Благодарность
В конце девяностых наша преподавательница увидела на вокзале мальчишку. Дело было в одном из северных городков Свердловской области. Она закончила все дела и ждала своего поезда. Примерно часа два.
Мальчишке лет шесть-семь. Неухоженный, грязный. Видно, что родителям не нужен. Сидел на корточках — спиной к батарее. Грелся.
Она его заметила, подошла. Взяла за руку, повела в какой-то магазинчик. Тогда, в те годы, только-только начали продавать разные сникерсы. Было пусто — и вдруг это заграничное «объедение».
По дороге завернули к крану — руки от грязи отмыть. И личико. После этого — в магазинчик.
В буфете купила пирожки и чай. Столовой в округе не было. Так что покормила тем, что было. И купила сникерсы и жевачку.
Она рассказывала, что у нее сердце от горя разрывалось. У нас по городам много таких деток скиталось. Я сам видел. Мы тогда говорили, что советская власть покончила с детским беспризорничеством. А тут — так называемая демократия — и вновь голодные дети. И на улицах, и на вокзалах.
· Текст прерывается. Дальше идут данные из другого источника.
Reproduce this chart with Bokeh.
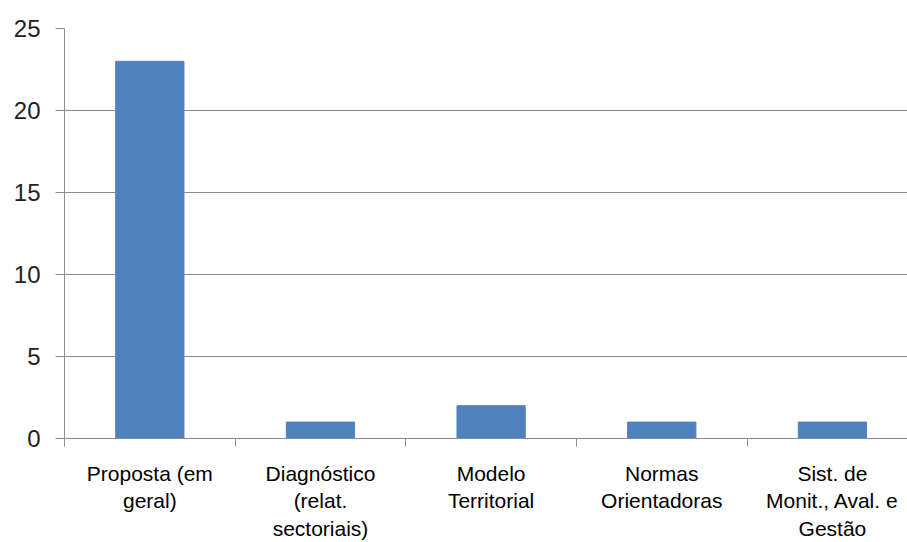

Скажу, почему знаю. Мы тогда от института подрабатывали: нужно было выжить. Принимали в филиалах экзамены, лекции читали абитуриентам. И нам доплачивали. Ездили много. И часто.
Так вот, и эта дама была в подобной командировке.
Покормила ребенка, запихала в его карманы сникерсы. А еще денег дала. Хотя сама жила — прямо скажем — небогато.
Этот мальчик в душу ей запал. Что делать? Она понимала, что не может посадить его в поезд и увезти. Потому что это юридически запрещено — чужих детей «воровать». Тогда она позвонила директору филиала института. Прорвалась к начальнику станции — позвонила. Тогда сотовых не было. Или они только появлялись. Не помню. Но знаю, что у нашего брата — обыкновенного простого человека — точно не было.
Позвонила и начала умолять — помочь. Узнала у ребенка имя — и сообщила.
Конечно, он ничего не сделал. Да и что можно было сделать?
Поезд подошел, дама, обливаясь слезами, расцеловала мальчика, сунула ему свою визитную карточку. И сказала, что если ему очень-очень станет плохо, если вдруг будет погибать (прямо так и сказала — погибать), то пусть найдет способ — позвонить. И она тут же примчится.
Советовала — в крайнем случае — упросить каких-нибудь людей — позвонить. На улице остановить, или зайти в любое учреждение — и упросить.
Так со слезами и уехала. А ребенок стоял на перроне и смотрел.
Это было в конце девяностых, приблизительно.
Недавно эту даму разыскал мужчина. Она, конечно, уже на пенсии. Ей тогда было за пятьдесят. Обыкновенная пенсионерка — бывшая преподавательница. Она не кандидат и не доктор наук. Не профессор. Простой преподаватель. Это значит, что пенсия небольшая.
Сын куда-то уехал. И она сидит в своей небогатой небольшой квартирке. Как большинство из нас — пенсию раскладывает кучками: это за квартиру, это на продукты, это на лекарство.
Мужчина позвонил. Она открыла, потому что он — за дверью — ее по имени и отчеству называл. Открыла.
Мужчина — бывший мальчик. С того самого вокзала. Он вырос, и визитную карточку хранил, как святыню. Не мог забыть милое доброе лицо женщины, которая совала в его карманы сникерсы, деньги. И плакала.
Вырос, приехал в УПИ, где она работала. Нашел адрес. И приехал. Не могу сказать, что он бизнесмен. Нет, где-то работает. И получает, видимо, достойную зарплату.
Она не узнала бывшего несчастного ребенка. Но историю помнила.
Этот мужчина заплатил за ее квартиру. Вместе с коммунальными расходами. В среднем, конечно. За весь год. За двенадцать месяцев. И сказал, что он впервые тогда увидел «настоящего человека». И запомнил — на всю жизнь.
А еще сказал, что если ей очень плохо будет, то пусть позвонит. Он тут же примчится. И оставил свои координаты.